- Official release poster
- Directed by: Lonny Price
- Produced by: Bruce David Klein
- Cinematography: Matthew Howe Elaine Epstein
- Edited by: Rikki Portner
- Distributed by: Abramorama
- Release dates: October 9, 2016 (New York Film Festival); November 18, 2016 (United States);
- Running time: 96 minutes
- Country: United States
- Language: English

= Best Worst Thing That Ever Could Have Happened =

Best Worst Thing That Ever Could Have Happened is a 2016 American documentary film directed by Lonny Price and produced by Bruce David Klein with Price, Kitt Lavoie and Ted Schillinger. Scott Rudin and Eli Bush serve as executive producers. The film tells the story of the making of the original Broadway production of Merrily We Roll Along. The film is a production of Atlas Media Corp. in association with Allright Productions.

In September 2016, the film was acquired by Abramorama for theatrical distribution.

The film premiered at the New York Film Festival in October 2016 and was released theatrically on November 18, 2016.

== About the film ==

Merrily We Roll Along is a 1981 musical based on the 1934 play of the same name by George S. Kaufman and Moss Hart. The book of the musical was written by George Furth with lyrics and music by Stephen Sondheim. Hal Prince directed the original production, which opened on Broadway in 1981 and closed after 16 performances. Best Worst Thing That Ever Could Have Happened features interviews with the creators and original cast of the now-classic show as well as rare and never before seen footage from the rehearsal process.

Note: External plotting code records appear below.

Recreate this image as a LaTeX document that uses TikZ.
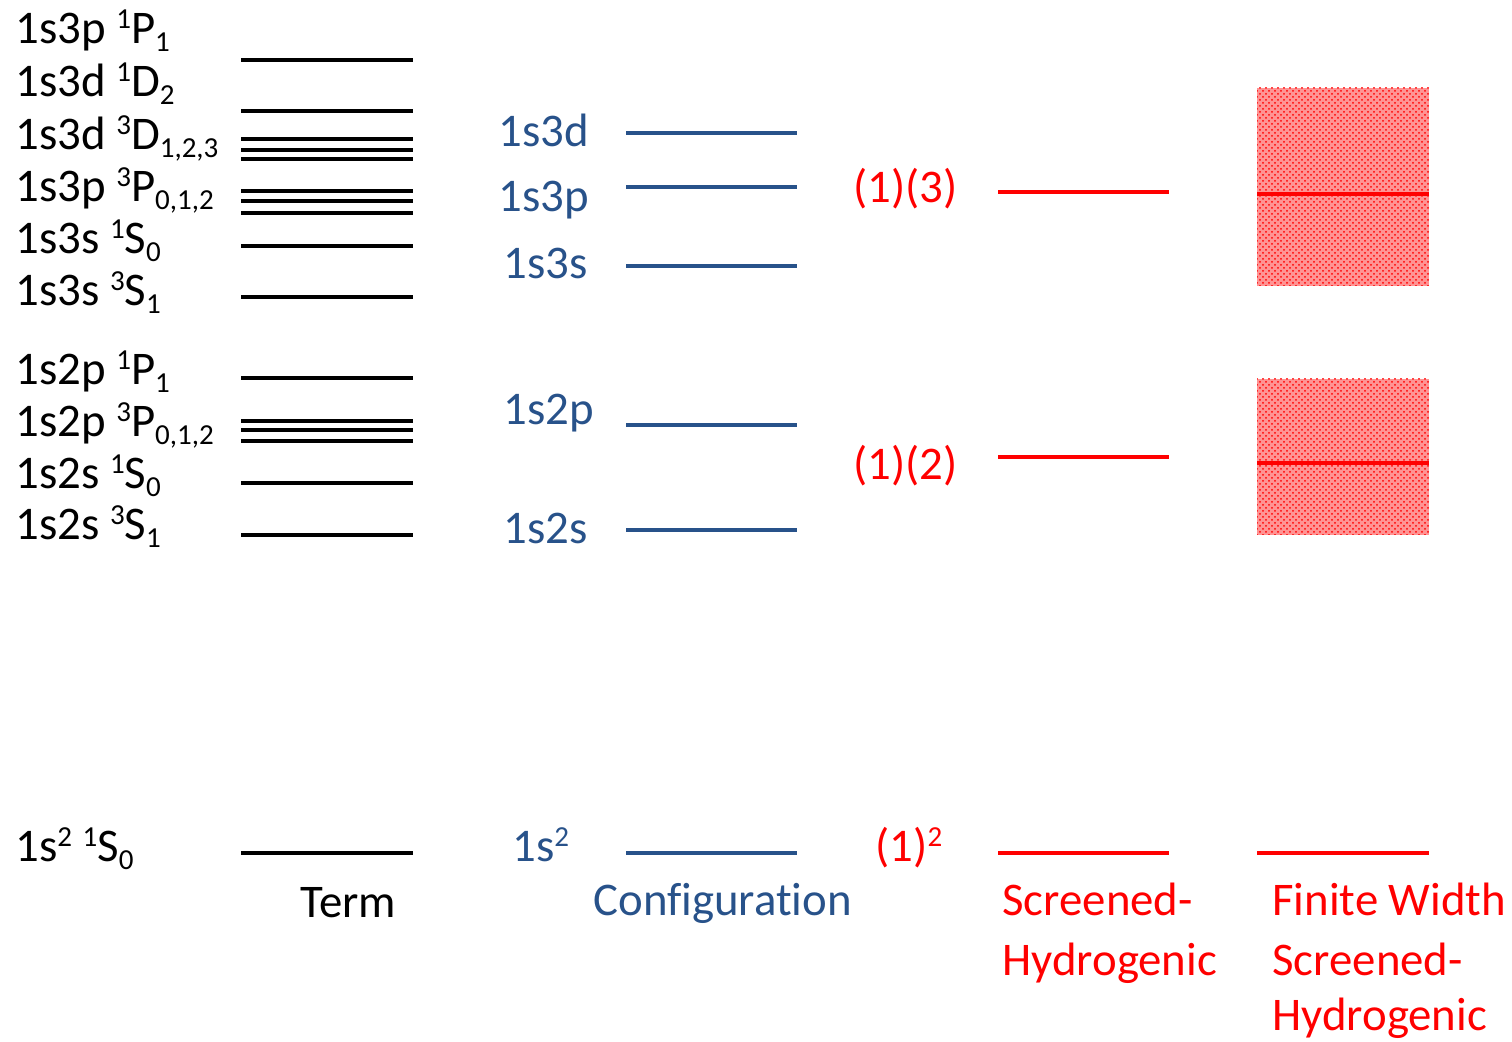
\documentclass[tikz,border=0pt]{standalone}
\usepackage{fontspec}
\setmainfont{Carlito}[Ligatures=NoCommon]
\usetikzlibrary{patterns}
\definecolor{cfgblue}{RGB}{40,82,138}
\newcommand\spx[1]{\raisebox{0.33em}{\fontsize{14.5}{14.5}\selectfont #1}}
\newcommand\sbx[1]{\raisebox{-0.17em}{\fontsize{14.5}{14.5}\selectfont #1}}
\begin{document}
\begin{tikzpicture}[x=0.5pt,y=-0.5pt,
  lbl/.style={inner sep=0pt,anchor=base west,font=\fontsize{23.4}{27}\selectfont},
  termlvl/.style={line width=1.8pt,black},
  cfglvl/.style={line width=1.8pt,cfgblue},
  shlvl/.style={line width=1.8pt,red},
  band/.style={pattern=crosshatch dots,pattern color=red}]
\useasboundingbox (0,0) rectangle (1512,1042);
% ---- Term column
\foreach \y in {60,111,139,150,159,191,201,213,246,297,378,421,430,441,483,535,853}
  \draw[termlvl] (241,\y) -- (413,\y);
\node[lbl] (t1) at (15,44) {1s3p \spx{1}P\sbx{1}};
\node[lbl] (t2) at (15,97) {1s3d \spx{1}D\sbx{2}};
\node[lbl] (t3) at (15,150) {1s3d \spx{3}D\sbx{1,2,3}};
\node[lbl] (t4) at (15,202) {1s3p \spx{3}P\sbx{0,1,2}};
\node[lbl] (t5) at (15,254) {1s3s \spx{1}S\sbx{0}};
\node[lbl] (t6) at (15,306) {1s3s \spx{3}S\sbx{1}};
\node[lbl] (t7) at (15,385) {1s2p \spx{1}P\sbx{1}};
\node[lbl] (t8) at (15,437) {1s2p \spx{3}P\sbx{0,1,2}};
\node[lbl] (t9) at (15,489) {1s2s \spx{1}S\sbx{0}};
\node[lbl] (t10) at (15,540) {1s2s \spx{3}S\sbx{1}};
\node[lbl] (t11) at (15,862) {1s\spx{2} \spx{1}S\sbx{0}};
\node[lbl] (tt) at (300,918) {Term};
% ---- Configuration column
\foreach \y in {133,187,266,425,530,853}
  \draw[cfglvl] (626,\y) -- (797,\y);
\begin{scope}[every node/.append style={text=cfgblue}]
\node[lbl] (c1) at (498,147) {1s3d};
\node[lbl] (c2) at (498,212) {1s3p};
\node[lbl] (c3) at (503,279) {1s3s};
\node[lbl] (c4) at (503,425) {1s2p};
\node[lbl] (c5) at (503,544) {1s2s};
\node[lbl] (c6) at (512,862) {1s\spx{2}};
\node[lbl] (ct) at (593,916) {Configuration};
\end{scope}
% ---- Screened-hydrogenic column
\foreach \y in {192,457,853}
  \draw[shlvl] (998,\y) -- (1169,\y);
\begin{scope}[every node/.append style={text=red}]
\node[lbl] (s1) at (853,203) {(1)(3)};
\node[lbl] (s2) at (853,480) {(1)(2)};
\node[lbl] (s3) at (875,862) {(1)\spx{2}};
\node[lbl] (st1) at (1002,916) {Screened-};
\node[lbl] (st2) at (1002,976) {Hydrogenic};
\node[lbl] (ft1) at (1272,916) {Finite Width};
\node[lbl] (ft2) at (1272,976) {Screened-};
\node[lbl] (ft3) at (1272,1031) {Hydrogenic};
\end{scope}
% ---- Finite width column
\fill[red!42] (1257,88) rectangle (1429,286);
\fill[band] (1257,88) rectangle (1429,286);
\fill[red!42] (1257,379) rectangle (1429,535);
\fill[band] (1257,379) rectangle (1429,535);
\draw[shlvl] (1257,194) -- (1429,194);
\draw[shlvl] (1257,463) -- (1429,463);
\draw[shlvl] (1257,853) -- (1429,853);
\end{tikzpicture}
\end{document}
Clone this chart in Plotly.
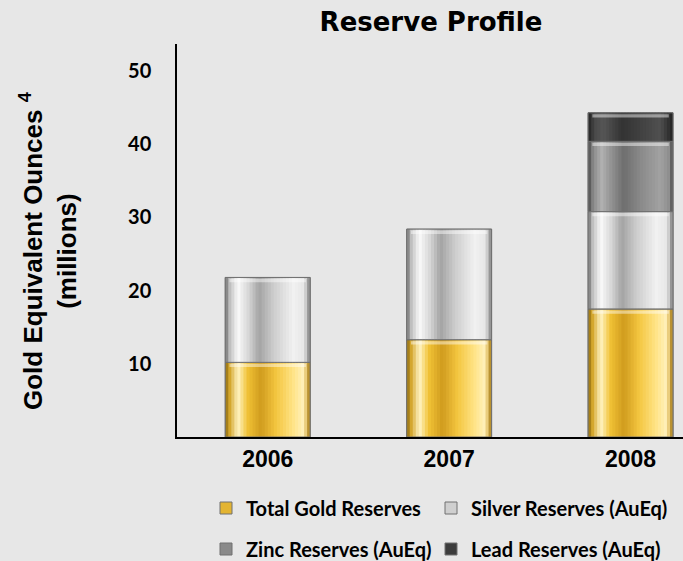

== Film includes appearances by ==

- Jason Alexander
- Donna Marie Asbury
- James Bonkovsky
- David Cady
- Liz Callaway
- Terry Finn
- Paul Gemignani
- Adam Guettel
- Steven Jacob
- Ann Morrison
- Mandy Patinkin
- Tonya Pinkins
- Abigail Pogrebin
- Lonny Price
- Daisy Prince
- Hal Prince
- Forest D. Ray
- Frank Rich
- Clark Sayre
- David Shine
- Stephen Sondheim
- Jim Walton
- James Weissenbach
- Maryrose Wood

== Critical reception ==
Critical reception of the film was overwhelmingly positive. The film's score on Rotten Tomatoes is 95% with 21 reviews. David Rooney of The Hollywood Reporter called the film a “lovingly assembled documentary” and stated that “Mickey and Judy would have loved it, bittersweet ending and all.” Michael Schulman of The New Yorker called it a “moving documentary” and wrote: “It’s hard now to imagine the audience members who stormed out, exasperated, during the original run, but seeing the cast members reflect on the ordeal shows how devastating it was to realize they were on a sinking ship—and that those 'gods' Sondheim and Prince were mortal after all.” Odie Anderson of the Village Voice said the film "is sure to satisfy theater wonks, Sondheim fans, curious moviegoers and lovers of Broadway." Jude Dry of IndieWire gave the film an A rating, saying, "’Best Worst Thing’ is more than a story about a Broadway show; its most poignant moments examine the thrill of dreams coming true, and the inevitable comedown afterwards."